ABSTRACT

In 1885, when he was merely twenty years of age, W. B. Yeats began his studentship in the Dublin Theosophical Society, soon enrolling as a member of the Esoteric Section and immersing himself in the meditation techniques of the magical tradition, particularly the Cabala. The Theosophical Society became, as Roy Foster aptly characterizes it, his university,1 and Yeats included among his extra-curricular activities a study of the pre-Christian mythologies of ancient Ireland, the Fenian and Red Branch cycles. He had lost his Irish Protestant faith at seventeen, bored as he says he was by ‘a point of view that suggested by it blank abstraction chloride of lime’ (not mentioning that chloride of lime was prized as a bleaching and fumigating compound, used to destroy offensive odours and prevent putrefaction),2 and he had been eagerly in search of new spiritual pathways that the Theosophists provided.
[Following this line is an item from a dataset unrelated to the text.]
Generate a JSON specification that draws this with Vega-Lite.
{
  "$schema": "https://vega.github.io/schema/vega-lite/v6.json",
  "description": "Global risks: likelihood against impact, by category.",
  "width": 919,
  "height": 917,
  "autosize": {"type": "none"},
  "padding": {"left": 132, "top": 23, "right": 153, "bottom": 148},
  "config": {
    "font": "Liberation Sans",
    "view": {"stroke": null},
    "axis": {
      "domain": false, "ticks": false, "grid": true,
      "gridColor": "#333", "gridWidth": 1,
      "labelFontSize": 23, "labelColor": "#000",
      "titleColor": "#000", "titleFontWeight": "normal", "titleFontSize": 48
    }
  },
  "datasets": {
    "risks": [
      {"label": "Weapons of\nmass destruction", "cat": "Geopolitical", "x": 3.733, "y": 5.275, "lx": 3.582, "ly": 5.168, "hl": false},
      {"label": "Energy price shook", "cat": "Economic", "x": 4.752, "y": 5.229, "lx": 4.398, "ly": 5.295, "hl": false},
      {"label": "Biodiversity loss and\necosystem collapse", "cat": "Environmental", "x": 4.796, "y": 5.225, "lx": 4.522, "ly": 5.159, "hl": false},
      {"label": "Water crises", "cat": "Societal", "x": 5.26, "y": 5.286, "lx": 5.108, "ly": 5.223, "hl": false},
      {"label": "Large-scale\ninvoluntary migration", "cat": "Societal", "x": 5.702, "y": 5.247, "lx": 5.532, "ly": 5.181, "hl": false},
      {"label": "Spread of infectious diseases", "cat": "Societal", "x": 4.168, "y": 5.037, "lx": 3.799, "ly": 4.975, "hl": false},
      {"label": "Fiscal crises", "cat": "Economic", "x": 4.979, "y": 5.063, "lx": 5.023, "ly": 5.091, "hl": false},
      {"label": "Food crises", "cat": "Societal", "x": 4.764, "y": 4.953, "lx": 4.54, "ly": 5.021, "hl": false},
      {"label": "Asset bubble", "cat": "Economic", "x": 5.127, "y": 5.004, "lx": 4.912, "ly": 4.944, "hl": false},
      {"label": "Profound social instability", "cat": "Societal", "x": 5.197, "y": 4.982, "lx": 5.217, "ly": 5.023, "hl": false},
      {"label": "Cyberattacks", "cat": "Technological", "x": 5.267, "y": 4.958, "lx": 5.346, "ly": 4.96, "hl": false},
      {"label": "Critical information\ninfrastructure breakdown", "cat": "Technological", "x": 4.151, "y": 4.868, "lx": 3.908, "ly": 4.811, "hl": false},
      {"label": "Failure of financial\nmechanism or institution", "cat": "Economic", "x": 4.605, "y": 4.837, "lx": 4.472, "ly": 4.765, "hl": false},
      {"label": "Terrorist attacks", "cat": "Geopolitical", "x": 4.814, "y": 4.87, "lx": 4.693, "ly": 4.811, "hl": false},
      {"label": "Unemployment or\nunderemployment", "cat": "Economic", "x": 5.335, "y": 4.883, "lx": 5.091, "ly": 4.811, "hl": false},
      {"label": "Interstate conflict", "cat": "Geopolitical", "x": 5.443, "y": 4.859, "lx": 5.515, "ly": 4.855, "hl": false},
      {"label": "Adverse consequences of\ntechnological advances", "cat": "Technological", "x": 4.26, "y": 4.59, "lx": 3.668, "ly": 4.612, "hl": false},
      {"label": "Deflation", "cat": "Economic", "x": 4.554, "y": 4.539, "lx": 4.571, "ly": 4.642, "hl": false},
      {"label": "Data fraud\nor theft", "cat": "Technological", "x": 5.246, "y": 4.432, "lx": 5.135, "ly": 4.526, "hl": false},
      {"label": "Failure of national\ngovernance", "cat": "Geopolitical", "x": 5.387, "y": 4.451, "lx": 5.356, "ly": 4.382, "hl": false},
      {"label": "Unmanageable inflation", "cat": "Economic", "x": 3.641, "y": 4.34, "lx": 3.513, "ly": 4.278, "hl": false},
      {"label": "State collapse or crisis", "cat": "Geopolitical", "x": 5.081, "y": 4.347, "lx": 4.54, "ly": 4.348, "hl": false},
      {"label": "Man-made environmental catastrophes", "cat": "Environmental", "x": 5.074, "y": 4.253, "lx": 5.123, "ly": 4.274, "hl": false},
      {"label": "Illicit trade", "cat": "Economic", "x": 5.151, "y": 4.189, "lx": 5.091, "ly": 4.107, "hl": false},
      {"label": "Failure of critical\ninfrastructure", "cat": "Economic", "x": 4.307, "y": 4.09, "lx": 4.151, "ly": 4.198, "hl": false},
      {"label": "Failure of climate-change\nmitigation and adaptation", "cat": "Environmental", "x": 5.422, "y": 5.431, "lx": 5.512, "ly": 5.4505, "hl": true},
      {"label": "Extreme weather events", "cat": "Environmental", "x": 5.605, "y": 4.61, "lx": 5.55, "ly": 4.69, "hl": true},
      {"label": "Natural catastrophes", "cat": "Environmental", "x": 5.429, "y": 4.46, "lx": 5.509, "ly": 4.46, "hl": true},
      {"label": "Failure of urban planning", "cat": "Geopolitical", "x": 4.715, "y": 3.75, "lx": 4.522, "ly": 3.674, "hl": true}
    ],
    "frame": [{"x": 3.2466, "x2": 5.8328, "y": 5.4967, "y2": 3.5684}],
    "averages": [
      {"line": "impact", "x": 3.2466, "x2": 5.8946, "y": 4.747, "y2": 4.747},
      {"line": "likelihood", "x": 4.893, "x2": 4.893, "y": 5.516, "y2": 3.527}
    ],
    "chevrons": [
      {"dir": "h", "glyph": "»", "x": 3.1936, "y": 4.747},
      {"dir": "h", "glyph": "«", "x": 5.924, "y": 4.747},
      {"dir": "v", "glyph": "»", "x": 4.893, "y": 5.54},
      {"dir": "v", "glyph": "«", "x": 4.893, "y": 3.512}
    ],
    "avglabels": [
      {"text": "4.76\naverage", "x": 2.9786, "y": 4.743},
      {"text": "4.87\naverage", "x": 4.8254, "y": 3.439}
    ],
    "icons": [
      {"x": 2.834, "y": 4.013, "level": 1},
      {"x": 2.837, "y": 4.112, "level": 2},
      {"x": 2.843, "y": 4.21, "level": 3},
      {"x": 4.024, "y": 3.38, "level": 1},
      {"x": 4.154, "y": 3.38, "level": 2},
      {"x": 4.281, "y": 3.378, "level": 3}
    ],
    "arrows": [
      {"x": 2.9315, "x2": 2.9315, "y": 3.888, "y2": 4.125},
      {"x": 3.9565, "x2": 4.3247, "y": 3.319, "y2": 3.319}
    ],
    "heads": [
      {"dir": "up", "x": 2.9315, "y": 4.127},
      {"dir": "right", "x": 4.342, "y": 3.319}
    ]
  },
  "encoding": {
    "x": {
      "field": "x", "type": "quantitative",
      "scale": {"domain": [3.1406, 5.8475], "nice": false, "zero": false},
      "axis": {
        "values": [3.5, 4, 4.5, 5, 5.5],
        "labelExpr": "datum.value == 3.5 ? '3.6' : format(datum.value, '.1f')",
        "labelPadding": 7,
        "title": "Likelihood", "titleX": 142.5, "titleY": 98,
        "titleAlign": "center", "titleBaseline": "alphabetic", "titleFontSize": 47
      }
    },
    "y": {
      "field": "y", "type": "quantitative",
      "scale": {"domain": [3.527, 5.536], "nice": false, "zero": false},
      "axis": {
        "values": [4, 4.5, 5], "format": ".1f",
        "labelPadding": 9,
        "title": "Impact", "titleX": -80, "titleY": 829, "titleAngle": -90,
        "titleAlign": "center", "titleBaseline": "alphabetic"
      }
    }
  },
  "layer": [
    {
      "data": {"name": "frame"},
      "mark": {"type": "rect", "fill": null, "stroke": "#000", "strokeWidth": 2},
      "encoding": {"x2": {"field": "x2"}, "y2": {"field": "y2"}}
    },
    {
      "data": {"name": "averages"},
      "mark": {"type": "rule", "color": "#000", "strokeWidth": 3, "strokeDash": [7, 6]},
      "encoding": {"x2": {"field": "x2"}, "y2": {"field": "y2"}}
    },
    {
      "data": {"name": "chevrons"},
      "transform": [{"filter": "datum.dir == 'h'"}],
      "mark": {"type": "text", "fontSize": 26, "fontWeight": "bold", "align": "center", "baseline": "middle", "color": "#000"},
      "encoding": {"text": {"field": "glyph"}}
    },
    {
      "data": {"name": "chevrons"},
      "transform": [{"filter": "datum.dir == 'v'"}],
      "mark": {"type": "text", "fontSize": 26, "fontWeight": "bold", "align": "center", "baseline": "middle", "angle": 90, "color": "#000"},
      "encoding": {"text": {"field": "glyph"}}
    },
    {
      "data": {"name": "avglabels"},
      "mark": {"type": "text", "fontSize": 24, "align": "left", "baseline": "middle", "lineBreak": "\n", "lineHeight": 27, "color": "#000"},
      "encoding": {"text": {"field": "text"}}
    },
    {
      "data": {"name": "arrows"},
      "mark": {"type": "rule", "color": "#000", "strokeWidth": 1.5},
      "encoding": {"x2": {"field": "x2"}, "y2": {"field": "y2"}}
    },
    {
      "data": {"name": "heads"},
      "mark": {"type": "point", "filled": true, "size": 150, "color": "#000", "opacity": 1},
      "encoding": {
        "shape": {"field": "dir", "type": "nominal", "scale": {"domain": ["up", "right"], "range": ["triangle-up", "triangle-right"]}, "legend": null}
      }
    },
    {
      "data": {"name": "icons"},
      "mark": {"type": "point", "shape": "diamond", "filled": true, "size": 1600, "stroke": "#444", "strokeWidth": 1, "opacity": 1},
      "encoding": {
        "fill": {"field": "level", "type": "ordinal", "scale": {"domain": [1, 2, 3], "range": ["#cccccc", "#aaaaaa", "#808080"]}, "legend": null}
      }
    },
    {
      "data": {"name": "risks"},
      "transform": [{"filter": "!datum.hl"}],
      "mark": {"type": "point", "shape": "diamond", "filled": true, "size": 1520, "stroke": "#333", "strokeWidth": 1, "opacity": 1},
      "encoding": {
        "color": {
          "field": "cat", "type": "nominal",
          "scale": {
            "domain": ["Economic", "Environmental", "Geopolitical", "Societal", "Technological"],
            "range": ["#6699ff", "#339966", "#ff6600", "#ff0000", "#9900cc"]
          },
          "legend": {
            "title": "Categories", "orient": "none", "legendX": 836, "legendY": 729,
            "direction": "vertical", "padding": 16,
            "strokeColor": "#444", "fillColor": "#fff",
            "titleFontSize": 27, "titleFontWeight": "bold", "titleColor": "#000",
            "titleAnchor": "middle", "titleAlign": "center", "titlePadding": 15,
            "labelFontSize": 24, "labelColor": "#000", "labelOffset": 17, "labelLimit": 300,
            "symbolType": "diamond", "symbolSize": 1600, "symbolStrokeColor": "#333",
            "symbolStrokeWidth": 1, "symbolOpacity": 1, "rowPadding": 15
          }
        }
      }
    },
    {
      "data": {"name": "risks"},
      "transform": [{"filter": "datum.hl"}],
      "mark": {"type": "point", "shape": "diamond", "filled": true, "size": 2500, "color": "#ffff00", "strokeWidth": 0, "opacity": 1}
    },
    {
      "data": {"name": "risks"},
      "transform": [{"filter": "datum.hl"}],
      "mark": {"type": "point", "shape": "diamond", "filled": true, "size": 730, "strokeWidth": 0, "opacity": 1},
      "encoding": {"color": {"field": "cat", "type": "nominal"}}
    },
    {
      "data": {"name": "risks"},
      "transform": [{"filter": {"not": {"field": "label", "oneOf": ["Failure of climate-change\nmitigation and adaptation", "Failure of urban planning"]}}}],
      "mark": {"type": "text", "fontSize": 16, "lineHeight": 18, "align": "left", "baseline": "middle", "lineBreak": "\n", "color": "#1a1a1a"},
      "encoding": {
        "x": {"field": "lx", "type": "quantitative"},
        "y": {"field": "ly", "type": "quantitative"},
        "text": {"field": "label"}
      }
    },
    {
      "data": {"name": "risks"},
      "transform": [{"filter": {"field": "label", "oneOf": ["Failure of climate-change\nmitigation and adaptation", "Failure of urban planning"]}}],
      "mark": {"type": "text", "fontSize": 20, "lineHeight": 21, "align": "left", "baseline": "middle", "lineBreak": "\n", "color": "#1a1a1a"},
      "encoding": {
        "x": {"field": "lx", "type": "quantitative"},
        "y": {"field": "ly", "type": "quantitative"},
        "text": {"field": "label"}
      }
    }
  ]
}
Thus, when he launched his poetic career it was as convert to a richer elixir, wholly committed to a magical vision of spiritual life, not only for himself but for Ireland, whose spiritually ‘sick children’, as he describes them in ‘The Song of the Happy Shepherd’, were suffering under the sway of the ‘Grey truth’ of science and an austere Christian dispensation.3 ‘I was unlike others of my generation in one thing only’, wrote Yeats. ‘I am very religious, and deprived by Huxley and Tyndall [...] of the simple-minded religion of my childhood, I had made a new religion’.4 And with that religion the radical young Fenian and occultist boldly began to construct a new, anti-Christian paradise by fusing the magical and the mythical in a long narrative poem, The Wanderings of Oisin.